→ **WHAT YOU SHOULD DO**: Return every line below as is, leaving out the pictures.

→ **SOURCE MATERIAL**:
************

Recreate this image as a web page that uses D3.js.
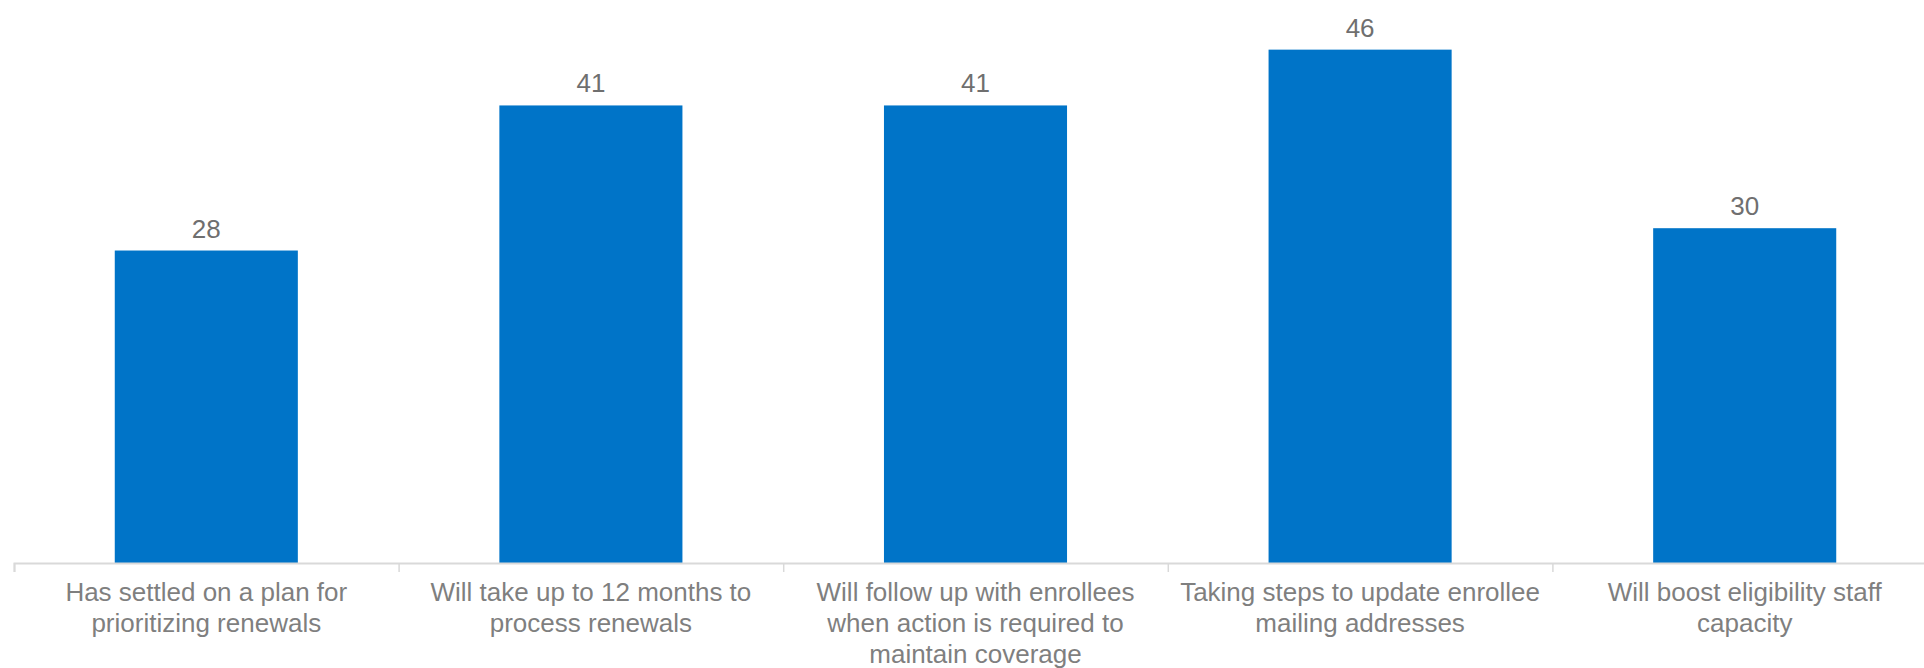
<!DOCTYPE html>
<html>
<head>
<meta charset="utf-8">
<script src="https://cdn.jsdelivr.net/npm/d3@7"></script>
<style>
  html, body { margin: 0; padding: 0; background: #fff; overflow: hidden; }
  svg { display: block; }
</style>
</head>
<body>
<svg id="chart" width="1924" height="668"></svg>
<script>
const categories = [
  ["Has settled on a plan for", "prioritizing renewals"],
  ["Will take up to 12 months to", "process renewals"],
  ["Will follow up with enrollees", "when action is required to", "maintain coverage"],
  ["Taking steps to update enrollee", "mailing addresses"],
  ["Will boost eligibility staff", "capacity"]
];
const values = [28, 41, 41, 46, 30];
const yMax = 50;

const svg = d3.select("#chart");
const baseY = 563;
const keys = categories.map((c, i) => i);

const x = d3.scaleBand().domain(keys).range([14, 1937]).paddingInner(0.524).paddingOuter(0.262);
const y = d3.scaleLinear().domain([0, yMax]).range([baseY, 5]);

// bars
svg.selectAll("rect.bar").data(values).enter().append("rect")
  .attr("class", "bar")
  .attr("x", (d, i) => x(i))
  .attr("y", d => y(d))
  .attr("width", x.bandwidth())
  .attr("height", d => y(0) - y(d))
  .attr("fill", "#0074C8");

// axis
const xEdge = d3.scaleLinear().domain([0, categories.length]).range([14, 1937]);
const axisG = svg.append("g").attr("transform", `translate(0,${baseY})`);
axisG.call(d3.axisBottom(xEdge).tickValues(d3.range(0, categories.length + 1)).tickSize(9).tickFormat(""));
axisG.select(".domain").attr("stroke", "#d9d9d9").attr("stroke-width", 2);
axisG.selectAll(".tick line").attr("stroke", "#d9d9d9").attr("stroke-width", 1.5);

// value labels
svg.selectAll("text.val").data(values).enter().append("text")
  .attr("class", "val")
  .attr("x", (d, i) => x(i) + x.bandwidth() / 2)
  .attr("y", d => y(d) - 13)
  .attr("text-anchor", "middle")
  .attr("font-family", "Liberation Sans, Arial, sans-serif")
  .attr("font-size", 26)
  .attr("fill", "#6f6f6f")
  .text(d => d);

// category labels
const lab = svg.selectAll("text.cat").data(categories).enter().append("text")
  .attr("class", "cat")
  .attr("text-anchor", "middle")
  .attr("font-family", "Liberation Sans, Arial, sans-serif")
  .attr("font-size", 26)
  .attr("fill", "#7f7f7f");
lab.each(function(lines, i) {
  const t = d3.select(this);
  lines.forEach((ln, j) => {
    t.append("tspan")
      .attr("x", x(i) + x.bandwidth() / 2)
      .attr("y", 601 + j * 31)
      .text(ln);
  });
});
</script>
</body>
</html>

************

→ **RIGHT ANSWER**:
Recreate this image as a web page that uses D3.js.
<!DOCTYPE html>
<html>
<head>
<meta charset="utf-8">
<script src="https://cdn.jsdelivr.net/npm/d3@7"></script>
<style>
  html, body { margin: 0; padding: 0; background: #fff; overflow: hidden; }
  svg { display: block; }
</style>
</head>
<body>
<svg id="chart" width="1924" height="668"></svg>
<script>
const categories = [
  ["Has settled on a plan for", "prioritizing renewals"],
  ["Will take up to 12 months to", "process renewals"],
  ["Will follow up with enrollees", "when action is required to", "maintain coverage"],
  ["Taking steps to update enrollee", "mailing addresses"],
  ["Will boost eligibility staff", "capacity"]
];
const values = [28, 41, 41, 46, 30];
const yMax = 50;

const svg = d3.select("#chart");
const baseY = 563;
const keys = categories.map((c, i) => i);

const x = d3.scaleBand().domain(keys).range([14, 1937]).paddingInner(0.524).paddingOuter(0.262);
const y = d3.scaleLinear().domain([0, yMax]).range([baseY, 5]);

// bars
svg.selectAll("rect.bar").data(values).enter().append("rect")
  .attr("class", "bar")
  .attr("x", (d, i) => x(i))
  .attr("y", d => y(d))
  .attr("width", x.bandwidth())
  .attr("height", d => y(0) - y(d))
  .attr("fill", "#0074C8");

// axis
const xEdge = d3.scaleLinear().domain([0, categories.length]).range([14, 1937]);
const axisG = svg.append("g").attr("transform", `translate(0,${baseY})`);
axisG.call(d3.axisBottom(xEdge).tickValues(d3.range(0, categories.length + 1)).tickSize(9).tickFormat(""));
axisG.select(".domain").attr("stroke", "#d9d9d9").attr("stroke-width", 2);
axisG.selectAll(".tick line").attr("stroke", "#d9d9d9").attr("stroke-width", 1.5);

// value labels
svg.selectAll("text.val").data(values).enter().append("text")
  .attr("class", "val")
  .attr("x", (d, i) => x(i) + x.bandwidth() / 2)
  .attr("y", d => y(d) - 13)
  .attr("text-anchor", "middle")
  .attr("font-family", "Liberation Sans, Arial, sans-serif")
  .attr("font-size", 26)
  .attr("fill", "#6f6f6f")
  .text(d => d);

// category labels
const lab = svg.selectAll("text.cat").data(categories).enter().append("text")
  .attr("class", "cat")
  .attr("text-anchor", "middle")
  .attr("font-family", "Liberation Sans, Arial, sans-serif")
  .attr("font-size", 26)
  .attr("fill", "#7f7f7f");
lab.each(function(lines, i) {
  const t = d3.select(this);
  lines.forEach((ln, j) => {
    t.append("tspan")
      .attr("x", x(i) + x.bandwidth() / 2)
      .attr("y", 601 + j * 31)
      .text(ln);
  });
});
</script>
</body>
</html>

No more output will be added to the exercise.